WRITTEN TASK: Quote the records exactly, starting at the first line and stopping after the line with "import pandas as pd"; skip the pictures.

####

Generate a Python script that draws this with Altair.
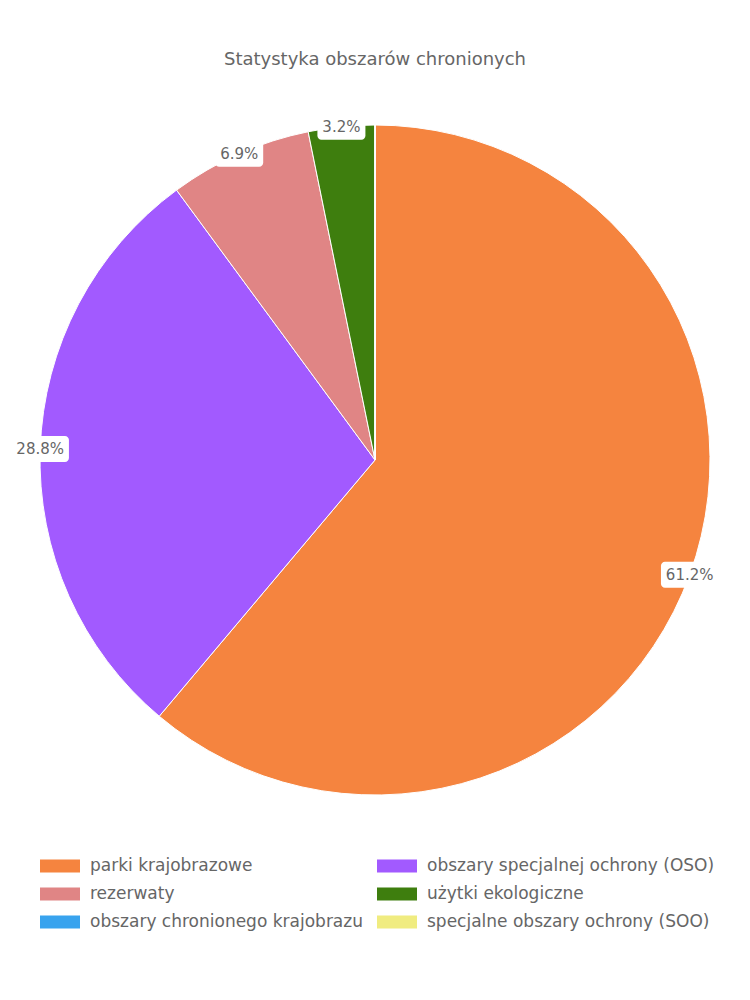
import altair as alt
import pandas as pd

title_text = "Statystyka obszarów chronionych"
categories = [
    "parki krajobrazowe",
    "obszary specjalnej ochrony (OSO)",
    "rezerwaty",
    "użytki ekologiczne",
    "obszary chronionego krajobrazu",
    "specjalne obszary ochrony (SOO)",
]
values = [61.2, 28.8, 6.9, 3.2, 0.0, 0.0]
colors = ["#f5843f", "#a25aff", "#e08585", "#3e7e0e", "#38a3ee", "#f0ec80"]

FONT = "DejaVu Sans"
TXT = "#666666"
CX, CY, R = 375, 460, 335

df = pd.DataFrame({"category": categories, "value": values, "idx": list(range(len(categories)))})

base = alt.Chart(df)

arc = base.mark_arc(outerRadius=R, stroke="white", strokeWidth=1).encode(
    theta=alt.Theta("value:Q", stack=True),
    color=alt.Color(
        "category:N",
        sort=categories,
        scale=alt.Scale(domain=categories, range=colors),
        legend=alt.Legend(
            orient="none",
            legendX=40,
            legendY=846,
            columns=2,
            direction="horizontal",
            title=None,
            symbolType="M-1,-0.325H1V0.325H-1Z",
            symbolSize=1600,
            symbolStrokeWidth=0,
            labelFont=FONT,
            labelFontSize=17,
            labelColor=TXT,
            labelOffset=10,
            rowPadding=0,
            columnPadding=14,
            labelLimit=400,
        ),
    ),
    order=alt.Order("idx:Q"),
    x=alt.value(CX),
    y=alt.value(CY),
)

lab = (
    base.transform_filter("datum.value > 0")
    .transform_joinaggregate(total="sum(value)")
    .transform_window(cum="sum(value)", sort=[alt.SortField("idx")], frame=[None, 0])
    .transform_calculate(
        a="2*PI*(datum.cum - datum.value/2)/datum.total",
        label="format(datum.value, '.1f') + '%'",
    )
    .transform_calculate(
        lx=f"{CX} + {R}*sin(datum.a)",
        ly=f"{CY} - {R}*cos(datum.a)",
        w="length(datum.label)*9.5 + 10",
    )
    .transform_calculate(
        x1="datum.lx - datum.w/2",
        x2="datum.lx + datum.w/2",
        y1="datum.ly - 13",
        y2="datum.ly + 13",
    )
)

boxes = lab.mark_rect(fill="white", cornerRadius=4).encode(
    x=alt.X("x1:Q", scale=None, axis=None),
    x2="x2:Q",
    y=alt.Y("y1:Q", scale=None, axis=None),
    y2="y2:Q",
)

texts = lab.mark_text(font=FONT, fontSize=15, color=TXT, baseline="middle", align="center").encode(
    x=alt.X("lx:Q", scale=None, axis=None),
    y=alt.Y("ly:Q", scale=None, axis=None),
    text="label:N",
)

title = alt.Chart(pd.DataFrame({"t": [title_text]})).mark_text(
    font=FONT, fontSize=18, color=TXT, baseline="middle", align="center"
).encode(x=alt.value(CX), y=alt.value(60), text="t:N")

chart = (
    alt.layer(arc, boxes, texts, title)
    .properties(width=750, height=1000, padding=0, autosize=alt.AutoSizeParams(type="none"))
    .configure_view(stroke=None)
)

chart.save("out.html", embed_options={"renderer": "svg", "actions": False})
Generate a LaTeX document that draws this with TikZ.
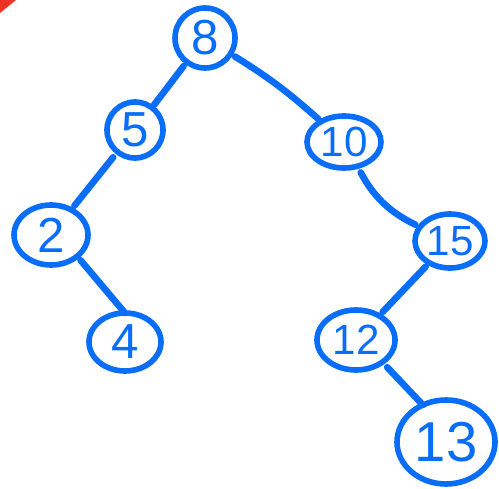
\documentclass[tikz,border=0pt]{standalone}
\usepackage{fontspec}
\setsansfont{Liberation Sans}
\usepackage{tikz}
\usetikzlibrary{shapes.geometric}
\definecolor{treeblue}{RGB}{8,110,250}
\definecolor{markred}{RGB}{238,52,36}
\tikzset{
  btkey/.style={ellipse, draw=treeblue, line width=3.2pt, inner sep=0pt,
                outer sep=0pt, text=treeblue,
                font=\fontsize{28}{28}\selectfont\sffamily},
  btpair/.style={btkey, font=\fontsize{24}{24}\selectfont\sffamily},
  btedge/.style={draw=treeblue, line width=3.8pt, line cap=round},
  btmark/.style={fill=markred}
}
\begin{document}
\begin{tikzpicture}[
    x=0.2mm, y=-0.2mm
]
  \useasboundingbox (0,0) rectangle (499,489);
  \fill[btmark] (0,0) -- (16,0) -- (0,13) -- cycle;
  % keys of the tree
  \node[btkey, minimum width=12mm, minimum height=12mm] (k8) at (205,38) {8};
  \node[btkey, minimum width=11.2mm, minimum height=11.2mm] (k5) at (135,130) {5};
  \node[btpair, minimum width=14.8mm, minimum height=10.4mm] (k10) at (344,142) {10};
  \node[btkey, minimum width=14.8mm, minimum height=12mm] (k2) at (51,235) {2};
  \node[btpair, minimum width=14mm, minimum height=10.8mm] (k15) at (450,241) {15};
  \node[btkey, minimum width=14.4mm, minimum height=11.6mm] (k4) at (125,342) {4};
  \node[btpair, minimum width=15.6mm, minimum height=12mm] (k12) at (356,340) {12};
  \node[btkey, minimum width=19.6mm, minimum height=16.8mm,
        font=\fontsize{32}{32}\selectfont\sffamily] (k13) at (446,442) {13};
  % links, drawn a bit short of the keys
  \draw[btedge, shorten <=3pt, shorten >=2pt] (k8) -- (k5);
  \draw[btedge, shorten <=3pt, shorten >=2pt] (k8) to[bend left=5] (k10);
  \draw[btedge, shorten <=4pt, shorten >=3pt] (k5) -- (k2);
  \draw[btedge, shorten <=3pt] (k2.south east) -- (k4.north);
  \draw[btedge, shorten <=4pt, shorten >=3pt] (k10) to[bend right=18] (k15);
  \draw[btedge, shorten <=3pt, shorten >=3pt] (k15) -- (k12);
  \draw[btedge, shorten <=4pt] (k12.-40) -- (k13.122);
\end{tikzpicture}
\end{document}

####

ANSWER TO THE PROBLEM:
Generate a Python script that draws this with Altair.
import altair as alt
import pandas as pd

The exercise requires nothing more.